I told him my fears, my frustrations, my wants, this budding passion, desires that didn't lead to him geographically. I was scared talking to him, as though my new love for work was a disloyalty to him somehow. I repeated over and over again how I didn't know what to do, and what I wanted. As if I had to choose.

He gently and lovingly reminded me, I didn't. He wanted me. He wanted my best, our best, whatever God said it was. Whatever God gave us. He reminded me that I didn't have to make the decision on my own, but that he would make it with me. It would be a decision for us. I wasn't alone.

Then he said something that broke down my last fear. He said "Pray about it. We will pray about it. It's all we can do. Jesus loves you. He wants you to be happy. He will show you what that is."

Oohh... that's right. He loves me. He wants me to be happy. He WANTS me to be happy. He WANTS ME to be happy. I forgot.

It's not always about having to make the tough decision knowing it will always lead to loss. Sometimes it is a win/win situation. And maybe it won't be. But what is true, is that I won't be alone in it. It's not sole my decision, and if I make the wrong one, lead to my eminent destruction, along with everyone else I love.
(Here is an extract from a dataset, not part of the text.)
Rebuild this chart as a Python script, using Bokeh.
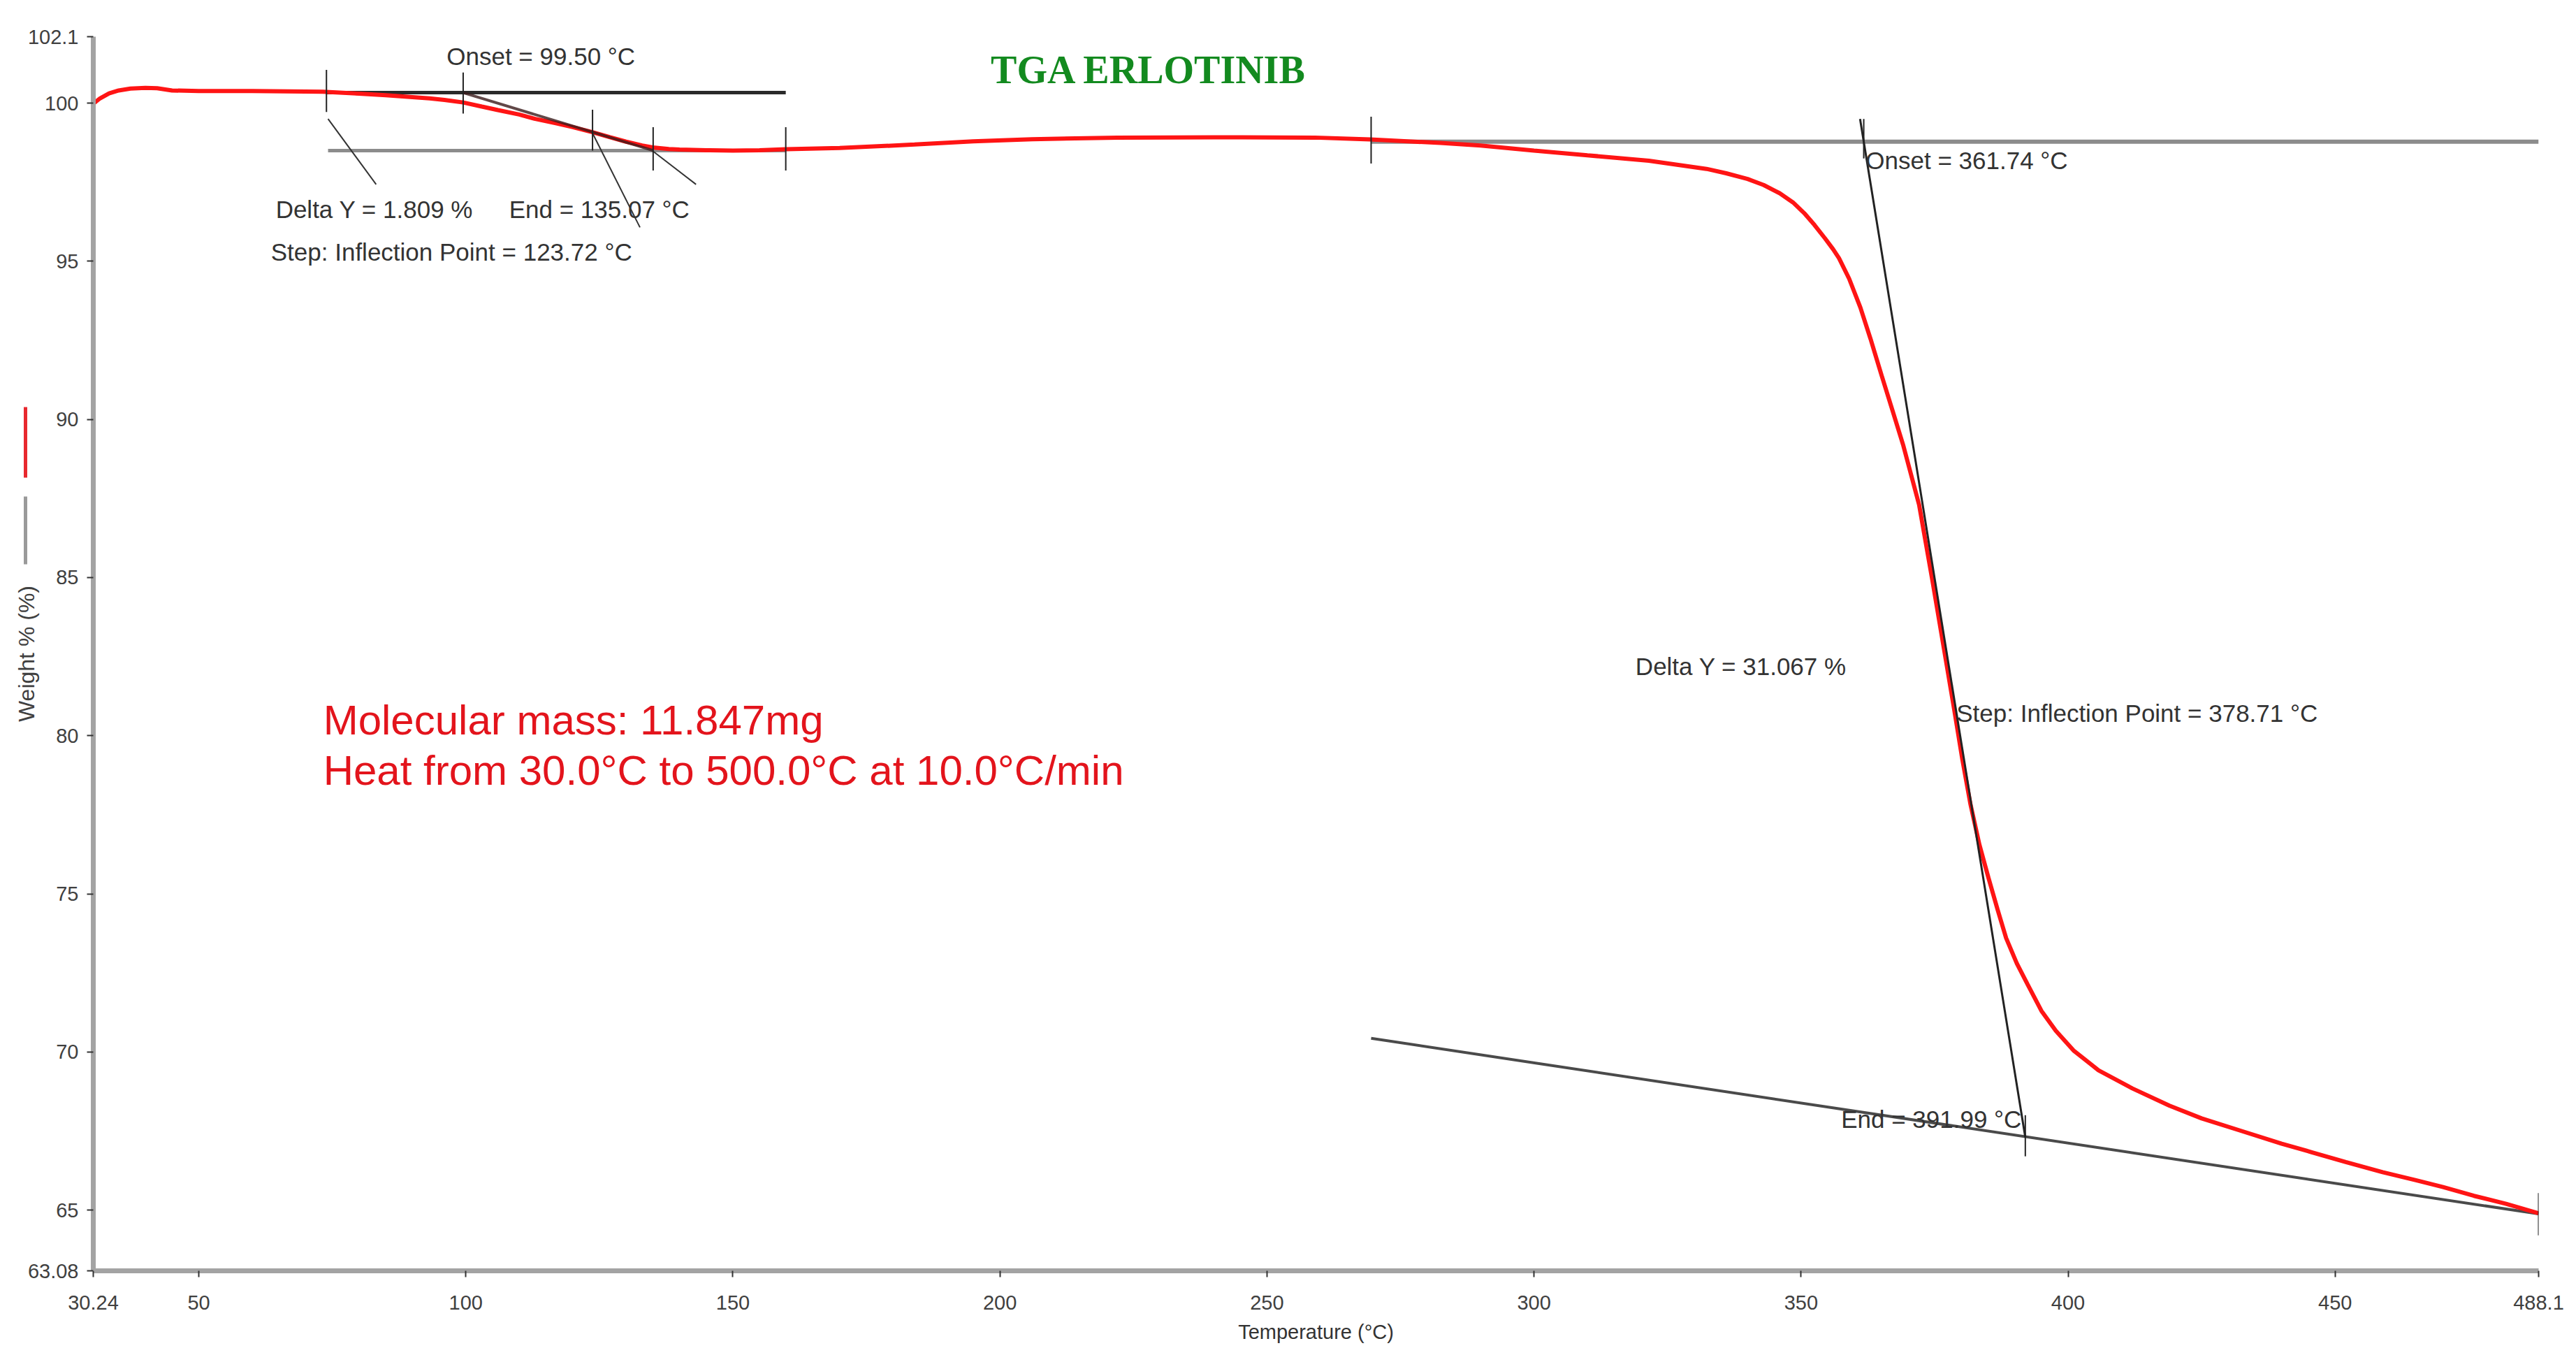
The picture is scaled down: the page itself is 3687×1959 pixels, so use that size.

Just because I want it, doesn't make it automatically wrong. In fact, that just might, make it right.

I may walk the streets alone, go to bed alone, go to dinner alone, go to class alone, but I'm not alone. I am not the only one responsible for me. My Father is responsible for me as well. He has taken responsibility, as a Father, as a Lover, as a Friend, as a Companion, as a Guider. The best I can do is try and step into His flow. If it works, it works.

I am not responsible for everyone around me, nor am I a burden to everyone around me. And if the man I love decides to move his life for me, that's his right. It's his right to love me that much. And maybe I am his prize. Looking out for me, making decisions with me, letting me rely on him... It's a reminder how really unalone I am.